I’m surprised nobody is talking about this, and I actually missed the memo when the article came out. I’ve been somewhat disappointed with PSA and how harsh they are with vintage cards. I’ve gotten into this variant due to you folks here at E4, so I wanted to get your thoughts on CGC starting to recognize these variants!
The article is now out.
Personally I’ve been waiting for CGC to recognize the others that PSA won’t, and I have some PSA “double holo error” cards and some of CGC’s “double” holo cards. I’m about to submit a whole bundle of them that I’ve been setting aside. I know there’s a lot of debate about it being a misnomer, but whatever you choose to call it it’s still a different variant.
I’m glad these are getting more widespread recognition, although it’s more expensive to collect as people look for them.
Here’s some of mine stored in the vault. I like how obvious the label is on PSA, but I appreciate CGC deep diving and sorting through the cards to recognize some of the harder cards to identify. (Delibird, legendary dogs)
In addition to the E4 guide Shockerb37 article about how to identify these variants, CGC has also taken side by side high resolution photos to help identify them.
If your card has been examined and determined to be the double holo, it will show up in the population report under “Variant 1”, shown here with my Shining Magikarp. The population report should reflect the variant instead of being lost in the sea (pun intended) of regular copies.
Most of the holos are not worth designating because they look almost identical to the normal variants. If it was my decision, I would only put the variant on Celebi, Crobat, Ho-Oh, Houndoom, Misdreavus, Shining Magikarp, Shining Gyarados.
As we all know, double holo is a misnomer. For how “scientific” CGC likes to come across to collectors with their in-depth study of card variants and printing processes, it shocks me that they would use a known misnomer. I get that the community recognizes this name, but it’s scientifically inaccurate.
I wish that they would have added the variant name by the Pokemon name rather than at the bottom of the label (e.g., Magneton “Double” Holo).
I regularly buy and sell these cards.

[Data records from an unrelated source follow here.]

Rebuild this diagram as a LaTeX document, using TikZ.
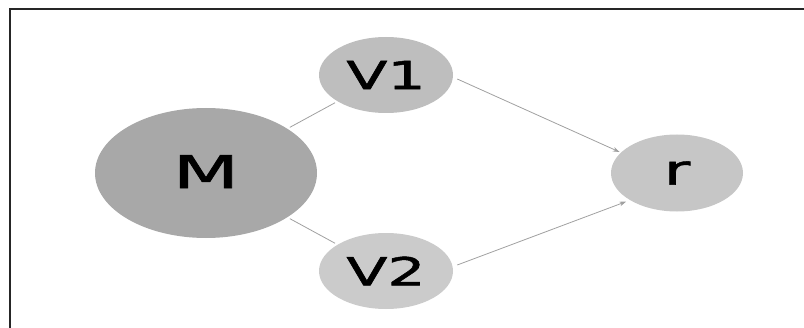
\documentclass[tikz,border=0pt]{standalone}
\usepackage{fontspec}
\setmainfont{DejaVu Sans}
\newfontfamily\lblfont[FakeBold=1.2]{DejaVu Sans}
\usetikzlibrary{arrows.meta,shapes.geometric}
\definecolor{mgray}{HTML}{A8A8A8}
\definecolor{vonegray}{HTML}{BEBEBE}
\definecolor{vtwogray}{HTML}{CBCBCB}
\definecolor{rgray}{HTML}{C6C6C6}
\definecolor{linegray}{HTML}{A0A0A0}
\tikzset{
  blob/.style={ellipse, draw=none, inner sep=0pt, text=black, font=\lblfont},
  conn/.style={draw=linegray, line width=0.6pt},
  arr/.style={conn, -{Stealth[length=5pt,width=3.5pt]}},
}
\begin{document}
\begin{tikzpicture}[x=0.75pt,y=-0.75pt]
\useasboundingbox (0,0) rectangle (804,328);
\draw[line width=1.5pt, draw=black!85] (10,340) -- (10,9) -- (820,9);
\node[blob, fill=mgray, minimum width=166.5pt, minimum height=97.5pt] (M) at (206,173) {\fontsize{34}{34}\selectfont\raisebox{2pt}{\scalebox{1.7}[1]{M}}};
\node[blob, fill=vonegray, minimum width=100.5pt, minimum height=57pt] (V1) at (386,75) {\fontsize{29}{29}\selectfont\scalebox{1.55}[1]{V1}};
\node[blob, fill=vtwogray, minimum width=100.5pt, minimum height=57pt] (V2) at (386,271) {\fontsize{29}{29}\selectfont\scalebox{1.55}[1]{V2}};
\node[blob, fill=rgray, minimum width=99pt, minimum height=57.75pt] (r) at (677,173) {\fontsize{31}{31}\selectfont\scalebox{1.55}[1]{r}};
\draw[conn, shorten <=2pt, shorten >=2pt] (M) -- (V1);
\draw[conn, shorten <=2pt, shorten >=2pt] (M) -- (V2);
\draw[arr, shorten >=1pt] ([shift={(4,4)}]V1.east) -- (r.160);
\draw[arr, shorten >=3pt] ([shift={(4,-6)}]V2.east) -- (r.210);
\end{tikzpicture}
\end{document}
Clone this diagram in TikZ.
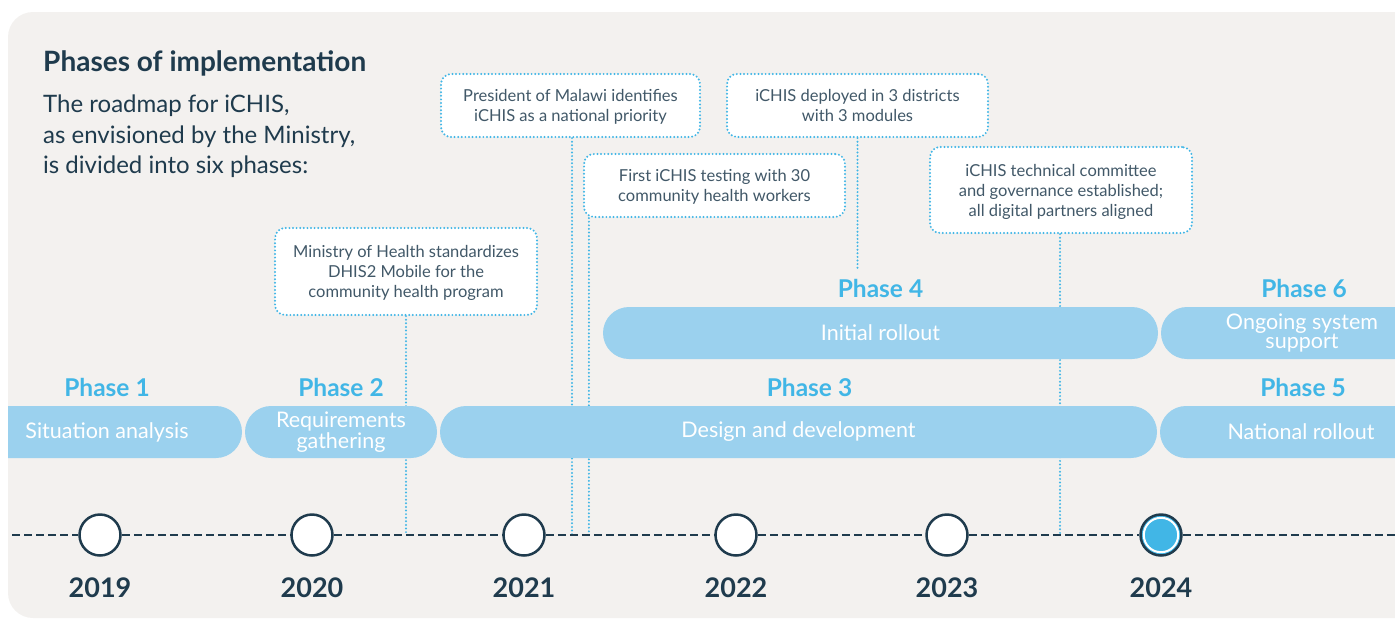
\documentclass[tikz,border=0pt]{standalone}
\usepackage{fontspec}
\setmainfont{Lato}
\usetikzlibrary{shapes.misc, positioning}
\definecolor{ink}{HTML}{1F3B4D}
\definecolor{sky}{HTML}{41B6E6}
\definecolor{pill}{HTML}{9BD1EE}
\definecolor{paper}{HTML}{F3F1EF}
\tikzset{note/.style = {draw=sky, fill=white, rounded corners=10pt, line width=2.2pt,
    dash pattern=on 0pt off 3.6pt, line cap=round, align=center, text=ink!85,
    font=\fontsize{16.5}{20}\selectfont, inner sep=0pt, minimum height=63pt, text depth=-10pt}}
\tikzset{link/.style = {draw=sky, line width=2.2pt, dash pattern=on 0pt off 3.6pt, line cap=round}}
\tikzset{bar/.style = {rounded rectangle, fill=pill, text=white, minimum height=52pt,
    inner sep=0pt, align=center, font=\fontsize{21.5}{19}\selectfont}}
\tikzset{phase/.style = {text=sky, inner sep=0pt, font=\fontsize{24.5}{24}\selectfont\bfseries}}
\tikzset{dot/.style = {circle, draw=ink, fill=white, line width=2.5pt, minimum size=41pt, inner sep=0pt}}
\tikzset{year/.style = {text=ink, inner sep=0pt, font=\fontsize{27}{27}\selectfont\bfseries}}

\begin{document}
\begin{tikzpicture}[x=1pt, y=-1pt]
\useasboundingbox (0,0) rectangle (1395,619);
\fill[paper, rounded corners=25pt] (8,12) rectangle (1430,618);

\node[anchor=base west, inner sep=0pt, text=ink, font=\fontsize{28}{27}\selectfont\bfseries] (title) at (43,71) {Phases of implementation};
\node[anchor=north west, inner sep=0pt, align=left, text=ink, font=\fontsize{24}{30.5}\selectfont] (intro) at (43,95)
  {The roadmap for iCHIS,\\ as envisioned by the Ministry,\\ is divided into six phases:};

% milestones on the timeline
\node[dot] (y2019) at (100,535) {};
\node[dot] (y2020) at (312,535) {};
\node[dot] (y2021) at (524,535) {};
\node[dot] (y2022) at (736,535) {};
\node[dot] (y2023) at (947,535) {};
\node[dot, fill=sky] (y2024) at (1161,535) {};

% events
\node[note, minimum width=259pt] (cPres) at (570.5,105.5) {President of Malawi identifies\\ iCHIS as a national priority};
\node[note, minimum width=261pt] (cDeploy) at (857.5,105.5) {iCHIS deployed in 3 districts\\ with 3 modules};
\node[note, minimum width=261pt] (cTest) at (714.5,185.5) {First iCHIS testing with 30\\ community health workers};
\node[note, minimum width=262pt, minimum height=86pt] (cGov) at (1061,190) {iCHIS technical committee\\ and governance established;\\ all digital partners aligned};
\node[note, minimum width=262pt, minimum height=87pt] (cMoh) at (406,271.5) {Ministry of Health standardizes\\ DHIS2 Mobile for the\\ community health program};

\coordinate (deployEnd) at (858,270);
\draw[link] (cMoh.south) -- (cMoh.south |- y2020);
\draw[link] ([xshift=1.5pt]cPres.south) -- ([xshift=1.5pt]cPres.south |- y2021);
\draw[link] ([xshift=6pt]cTest.south west) -- ([xshift=6pt]cTest.south west |- y2021);
\draw[link] (cDeploy.south) -- (cDeploy.south |- deployEnd);
\draw[link] ([xshift=-1pt]cGov.south) -- ([xshift=-1pt]cGov.south |- y2023);

\begin{scope}
\clip[rounded corners=25pt] (8,12) rectangle (1430,618);
\node[bar, minimum width=270pt] (bar1) at (107,432) {Situation analysis};
\node[bar, minimum width=192pt] (bar2) at (341,432) {Requirements\\ gathering};
\node[bar, minimum width=717pt] (bar3) at (798.5,432) {Design and development};
\node[bar, minimum width=282pt] (bar5) at (1301,432) {National rollout};
\node[bar, minimum width=555pt] (bar4) at (880.5,333) {Initial rollout};
\node[bar, minimum width=282pt] (bar6) at (1302,333) {Ongoing system\\ support};

\coordinate (tl) at (0,535);
\coordinate (tr) at (1395,535);
\draw[ink, line width=2.5pt, dash pattern=on 8pt off 4pt] (tl) -- (y2019) (y2019) -- (y2020) (y2020) -- (y2021)
  (y2021) -- (y2022) (y2022) -- (y2023) (y2023) -- (y2024) (y2024) -- (tr);
\end{scope}
\draw[white, line width=2pt] (y2024.center) circle (17.2pt);

\node[phase, above=9pt of bar1] (lab1) {Phase 1};
\node[phase, above=9pt of bar2] (lab2) {Phase 2};
\node[phase, above=9pt of bar3, xshift=11pt] (lab3) {Phase 3};
\node[phase, above=9pt of bar5, xshift=2pt] (lab5) {Phase 5};
\node[phase, above=9pt of bar4] (lab4) {Phase 4};
\node[phase, above=9pt of bar6, xshift=2pt] (lab6) {Phase 6};

\node[year, below=21pt of y2019] {2019};
\node[year, below=21pt of y2020] {2020};
\node[year, below=21pt of y2021] {2021};
\node[year, below=21pt of y2022] {2022};
\node[year, below=21pt of y2023] {2023};
\node[year, below=21pt of y2024] {2024};
\end{tikzpicture}
\end{document}
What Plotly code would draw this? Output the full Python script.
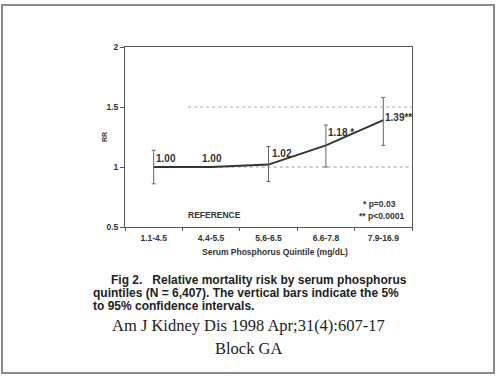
import plotly.graph_objects as go

# ---- data ----
categories = ["1.1-4.5", "4.4-5.5", "5.6-6.5", "6.6-7.8", "7.9-16.9"]
rr = [1.00, 1.00, 1.02, 1.18, 1.39]
ci_low = [0.86, None, 0.88, 1.00, 1.18]
ci_high = [1.14, None, 1.17, 1.35, 1.58]
rr_labels = ["1.00", "1.00", "1.02", "1.18 *", "1.39**"]
y_ticks = [0.5, 1, 1.5, 2]
y_ticklabels = ["0.5", "1", "1.5", "2"]

caption_lines = [
    "Fig 2.   Relative mortality risk by serum phosphorus",
    "quintiles (N = 6,407). The vertical bars indicate the 5%",
    "to 95% confidence intervals.",
]
citation = ["Am J Kidney Dis 1998 Apr;31(4):607-17", "Block GA"]

# ---- layout geometry (pixels) ----
W, H = 496, 377
L, R, T, B = 125, 84, 47, 150
PW, PH = W - L - R, H - T - B


def px(x):
    return (x - L) / PW


def py(y):
    return (H - B - y) / PH


INK = "#333333"
SANS = "Liberation Sans, Arial, sans-serif"
SERIF = "Liberation Serif, Times New Roman, serif"

fig = go.Figure()

# main line
fig.add_trace(go.Scatter(
    x=categories, y=rr, mode="lines",
    line=dict(color=INK, width=2),
    showlegend=False,
))

# error bars (only where a CI exists)
ci_idx = [i for i in range(len(categories)) if ci_low[i] is not None]
fig.add_trace(go.Scatter(
    x=[categories[i] for i in ci_idx],
    y=[rr[i] for i in ci_idx],
    mode="markers",
    marker=dict(size=1, color="rgba(0,0,0,0)"),
    error_y=dict(
        type="data", symmetric=False,
        array=[ci_high[i] - rr[i] for i in ci_idx],
        arrayminus=[rr[i] - ci_low[i] for i in ci_idx],
        color="#666666", thickness=1, width=2,
    ),
    showlegend=False, hoverinfo="skip",
))

# dotted reference lines
fig.add_shape(type="line", xref="x", yref="y", x0=0, x1=4.5, y0=1, y1=1,
              line=dict(color="#999999", width=1, dash="dot"), layer="below")
fig.add_shape(type="line", xref="x", yref="y", x0=0.6, x1=4.5, y0=1.5, y1=1.5,
              line=dict(color="#aaaaaa", width=1, dash="dot"), layer="below")

# data labels
label_style = [
    dict(xanchor="left", yanchor="bottom", xshift=0, yshift=1),
    dict(xanchor="center", yanchor="bottom", xshift=1, yshift=1),
    dict(xanchor="left", yanchor="bottom", xshift=1, yshift=4),
    dict(xanchor="left", yanchor="bottom", xshift=0, yshift=5),
    dict(xanchor="left", yanchor="middle", xshift=0, yshift=3),
]
for c, v, t, st in zip(categories, rr, rr_labels, label_style):
    fig.add_annotation(x=c, y=v, xref="x", yref="y", text="<b>%s</b>" % t,
                       showarrow=False, font=dict(family=SANS, size=10, color=INK),
                       **st)

small = dict(family=SANS, size=8.5, color=INK)
fig.add_annotation(x=px(214), y=py(215), xref="paper", yref="paper",
                   text="<b>REFERENCE</b>", showarrow=False, font=small,
                   xanchor="center", yanchor="middle")
fig.add_annotation(x=px(361), y=py(204), xref="paper", yref="paper",
                   text="<b>* p=0.03</b>", showarrow=False, font=small,
                   xanchor="left", yanchor="middle")
fig.add_annotation(x=px(357), y=py(216), xref="paper", yref="paper",
                   text="<b>** p<0.0001</b>", showarrow=False, font=small,
                   xanchor="left", yanchor="middle")

# axis titles
fig.add_annotation(x=px(275), y=py(252), xref="paper", yref="paper",
                   text="<b>Serum Phosphorus Quintile (mg/dL)</b>", showarrow=False,
                   font=small, xanchor="center", yanchor="middle")
fig.add_annotation(x=px(104), y=py(137), xref="paper", yref="paper",
                   text="<b>RR</b>", showarrow=False, textangle=-90,
                   font=dict(family=SANS, size=7, color=INK),
                   xanchor="center", yanchor="middle")

# caption
cap_font = dict(family=SANS, size=12, color="#222222")
cap_pos = [(110, 280), (92, 293), (92, 305.5)]
for line, (cx, cy) in zip(caption_lines, cap_pos):
    fig.add_annotation(x=px(cx), y=py(cy), xref="paper", yref="paper",
                       text="<b>%s</b>" % line, showarrow=False, font=cap_font,
                       xanchor="left", yanchor="middle", borderpad=0)

cit_font = dict(family=SERIF, size=16.5, color="#222222")
for line, cy in zip(citation, [325, 348]):
    fig.add_annotation(x=px(248), y=py(cy), xref="paper", yref="paper",
                       text=line, showarrow=False, font=cit_font,
                       xanchor="center", yanchor="middle")

# outer frame
fig.add_shape(type="rect", xref="paper", yref="paper",
              x0=px(2), x1=px(494), y0=py(373), y1=py(5),
              line=dict(color="#8a8a8a", width=2))

fig.update_layout(
    width=W, height=H,
    margin=dict(l=L, r=R, t=T, b=B),
    paper_bgcolor="white", plot_bgcolor="white",
    showlegend=False,
)
fig.update_xaxes(
    type="category", categoryorder="array", categoryarray=categories,
    range=[-0.5, 4.5],
    showline=True, linecolor="#555555", linewidth=1, mirror=True,
    ticks="outside", ticklen=3, tickcolor="#555555", tickson="boundaries",
    ticklabelstandoff=3,
    showgrid=False, zeroline=False,
    tickfont=dict(family=SANS, size=8.5, color=INK),
    tickprefix="<b>", ticksuffix="</b>",
)
fig.update_yaxes(
    range=[0.5, 2], tickvals=y_ticks, ticktext=["<b>%s</b>" % t for t in y_ticklabels],
    showline=True, linecolor="#555555", linewidth=1, mirror=True,
    ticks="outside", ticklen=4, tickcolor="#555555",
    showgrid=False, zeroline=False,
    tickfont=dict(family=SANS, size=8.5, color=INK),
)

fig.write_html("out.html")
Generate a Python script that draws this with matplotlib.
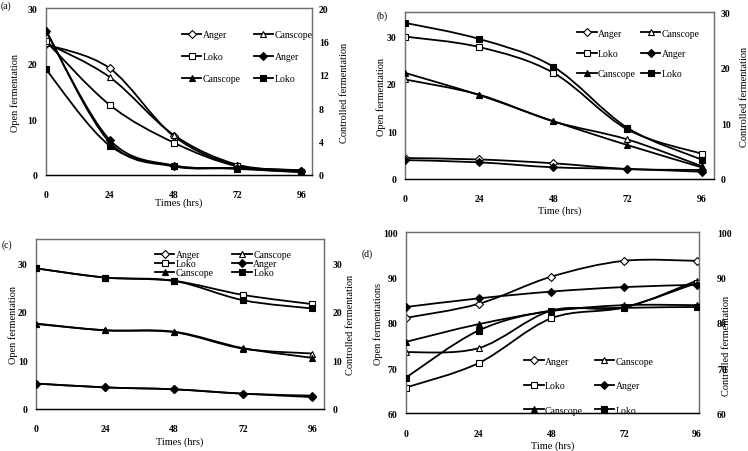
import numpy as np
import matplotlib
matplotlib.use('Agg')
import matplotlib.pyplot as plt
from matplotlib.path import Path
from matplotlib.patches import PathPatch
from matplotlib.lines import Line2D

plt.rcParams['font.family'] = ['Liberation Serif', 'DejaVu Serif']

hours = [0, 24, 48, 72, 96]

# (a) open fermentation (left axis) / controlled fermentation (right axis)
a_open_anger = [23.5, 19.2, 7.0, 1.6, 0.7]
a_open_canscope = [23.8, 17.6, 7.2, 1.8, 0.8]
a_open_loko = [24.1, 12.6, 5.8, 1.5, 0.5]
a_ctrl_anger = [17.3, 4.2, 1.1, 0.8, 0.5]
a_ctrl_canscope = [17.4, 3.9, 1.0, 0.8, 0.4]
a_ctrl_loko = [12.7, 3.5, 1.1, 0.7, 0.3]

# (b)
b_open_anger = [4.4, 4.1, 3.3, 2.1, 1.9]
b_open_canscope = [20.9, 17.7, 12.1, 8.3, 2.7]
b_open_loko = [29.9, 27.7, 22.3, 10.4, 5.3]
b_ctrl_anger = [3.4, 3.0, 2.1, 1.8, 1.3]
b_ctrl_canscope = [19.1, 15.1, 10.4, 6.1, 2.1]
b_ctrl_loko = [28.1, 25.2, 20.2, 9.2, 3.5]

# (c)
c_open_anger = [5.2, 4.4, 4.0, 3.1, 2.7]
c_open_canscope = [17.5, 16.2, 15.8, 12.4, 11.4]
c_open_loko = [29.0, 27.1, 26.4, 23.5, 21.6]
c_ctrl_anger = [5.2, 4.4, 4.0, 3.1, 2.4]
c_ctrl_canscope = [17.6, 16.2, 15.9, 12.5, 10.5]
c_ctrl_loko = [29.0, 27.1, 26.4, 22.4, 20.7]

# (d)
d_open_anger = [81.1, 84.2, 90.2, 93.7, 93.7]
d_open_canscope = [73.5, 74.4, 82.7, 83.4, 89.3]
d_open_loko = [65.7, 71.1, 81.0, 83.4, 88.8]
d_ctrl_anger = [83.5, 85.4, 86.9, 87.9, 88.4]
d_ctrl_canscope = [75.8, 79.7, 82.6, 83.9, 83.9]
d_ctrl_loko = [67.9, 78.3, 82.7, 83.3, 83.5]

markers = {'Anger': 'D', 'Canscope': '^', 'Loko': 's'}
msizes = {'Anger': 4.0, 'Canscope': 5.0, 'Loko': 5.0}
LW = 1.3


def smooth_line(ax, x, y, marker, ms, filled):
    # excel style smoothed line: bezier segments through the points
    pts = np.column_stack([x, y]).astype(float)
    p = np.vstack([pts[0], pts, pts[-1]])
    verts = [pts[0]]
    codes = [Path.MOVETO]
    for i in range(len(pts) - 1):
        p0, p1, p2, p3 = p[i], p[i + 1], p[i + 2], p[i + 3]
        verts += [p1 + (p2 - p0) / 6, p2 - (p3 - p1) / 6, p2]
        codes += [Path.CURVE4] * 3
    ax.add_patch(PathPatch(Path(verts, codes), fill=False, lw=LW,
                           edgecolor='black', zorder=2))
    ax.plot(x, y, linestyle='none', marker=marker, ms=ms,
            mfc='black' if filled else 'white', mec='black', mew=0.8, zorder=3)


def handle(name, filled):
    return Line2D([], [], color='black', lw=LW, marker=markers[name],
                  ms=msizes[name], mfc='black' if filled else 'white',
                  mec='black', mew=0.8)


def panel(rect, opens, ctrls, lylim, lyticks, rylim, ryticks, xmax, xlabel,
          ylabel, ylab_x, xlab_y, rlab, leg_xy, leg_space, leg_colsp,
          rpad=5):
    ax = fig.add_axes(rect)
    ax2 = ax.twinx()
    for name, vals in zip(['Anger', 'Canscope', 'Loko'], opens):
        smooth_line(ax, hours, vals, markers[name], msizes[name], False)
    for name, vals in zip(['Anger', 'Canscope', 'Loko'], ctrls):
        smooth_line(ax2, hours, vals, markers[name], msizes[name], True)
    ax.set_xlim(0, xmax)
    ax.set_ylim(*lylim)
    ax2.set_ylim(*rylim)
    ax.set_xticks(hours)
    ax.set_yticks(lyticks)
    ax2.set_yticks(ryticks)
    for a in (ax, ax2):
        for s in a.spines.values():
            s.set_color('#707070')
            s.set_linewidth(0.9)
        a.spines['bottom'].set_color('black')
        a.tick_params(length=0, labelsize=7)
        for t in a.get_xticklabels() + a.get_yticklabels():
            t.set_fontweight('bold')
    ax.tick_params(axis='x', pad=11)
    ax.tick_params(axis='y', pad=6)
    ax2.tick_params(axis='y', pad=rpad)
    ax.set_xlabel(xlabel, fontsize=7.5)
    ax.set_ylabel(ylabel, fontsize=7.5)
    ax2.set_ylabel('Controlled fermentation', fontsize=7.5)
    ax.xaxis.set_label_coords(0.5, xlab_y)
    ax.yaxis.set_label_coords(ylab_x, 0.5)
    ax2.yaxis.set_label_coords(rlab[0], rlab[1])
    hs = [handle('Anger', False), handle('Loko', False), handle('Canscope', True),
          handle('Canscope', False), handle('Anger', True), handle('Loko', True)]
    ls = ['Anger', 'Loko', 'Canscope', 'Canscope', 'Anger', 'Loko']
    ax2.legend(hs, ls, ncol=2, loc='upper left', bbox_to_anchor=leg_xy,
               frameon=False, fontsize=7, borderpad=0, borderaxespad=0,
               handlelength=2.0, handletextpad=0.15, labelspacing=leg_space,
               columnspacing=leg_colsp)
    return ax, ax2


fig = plt.figure(figsize=(7.48, 4.52), dpi=100)

panel([0.0611, 0.6113, 0.3560, 0.3681],
      [a_open_anger, a_open_canscope, a_open_loko],
      [a_ctrl_anger, a_ctrl_canscope, a_ctrl_loko],
      (0, 30), [0, 10, 20, 30], (0, 20), [0, 4, 8, 12, 16, 20], 100,
      'Times (hrs)', 'Open fermentation', -0.098, -0.137, (1.107, 0.5),
      (0.512, 0.87), 1.35, 1.3)

panel([0.5414, 0.6018, 0.4131, 0.3688],
      [b_open_anger, b_open_canscope, b_open_loko],
      [b_ctrl_anger, b_ctrl_canscope, b_ctrl_loko],
      (0, 35), [0, 10, 20, 30], (0, 30), [0, 10, 20, 30], 100,
      'Time (hrs)', 'Open fermentation', -0.063, -0.159, (1.083, 0.5),
      (0.557, 0.901), 1.15, 0.5)

panel([0.0481, 0.0936, 0.3850, 0.3748],
      [c_open_anger, c_open_canscope, c_open_loko],
      [c_ctrl_anger, c_ctrl_canscope, c_ctrl_loko],
      (0, 35), [0, 10, 20, 30], (0, 35), [0, 10, 20, 30], 100,
      'Times (hrs)', 'Open fermentation', -0.063, -0.164, (1.077, 0.5),
      (0.413, 0.935), 0.0, 1.9, rpad=6)

panel([0.5428, 0.0834, 0.3917, 0.4004],
      [d_open_anger, d_open_canscope, d_open_loko],
      [d_ctrl_anger, d_ctrl_canscope, d_ctrl_loko],
      (60, 100), [60, 70, 80, 90, 100], (60, 100), [60, 70, 80, 90, 100], 96.8,
      'Time (hrs)', 'Open fermentations', -0.080, -0.150, (1.079, 0.38),
      (0.403, 0.313), 1.6, 1.2, rpad=13)

fig.text(1 / 748, 1 - 6 / 452, '(a)', fontsize=7, va='center', ha='left')
fig.text(377 / 748, 1 - 16 / 452, '(b)', fontsize=7, va='center', ha='left')
fig.text(2 / 748, 1 - 245 / 452, '(c)', fontsize=7, va='center', ha='left')
fig.text(362 / 748, 1 - 254 / 452, '(d)', fontsize=7, va='center', ha='left')

fig.savefig('out.png', dpi=100)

From what I’ve seen, PSA has been unusually strict and CGC has been unusually lax in their grading of these variants.
Props to them for trying to recognize all holos in the set. We’ll see how accurate they can be with that as the cards come in; I’m expecting many mistakes.
There really isn’t a great name for the variant. It’s a different design on the opaque layer across the set; not sure how to make that concise for the label. Maybe you could call it Smaller Opaque Layer since it covers less area on the card? There’s a similarity to the opaque layer for their Japanese Neo counterparts (and some other languages), but might not be appropriate to call it exactly the same. Sticking with double holo is a safe play.
From my experience with Shining Gyarados, this “double holo” is the norm in foreign Neo Revelations (german, french, italian), they all look like that so there is no variant in those languages. In english I have had a hard time telling them apart, I think scans do more justice than irl cos it’s very subtle and hard to tell. Plus in the unlimited version the “flip a coin” error seems to be an indicator that it’s a double holo variant, tho not all double holos have that error, so there should be 3 variants of unlimited Shining Gyarados (regular, double holo coin error, double holo) and 2 variants of 1st ed Shining Gyarados (regular and double holo). This is still my theory as I haven’t seen enough copies yet. What? No one asked about Shining Gyarados in the thread? I don’t care.
This is kind of my thought and I’ve been trying to convey this but met with resistance. And you are correct, the other languages have this variant as standard. That’s how I’ve been able to identify it slightly, there are some versions where clouds are present but still faint.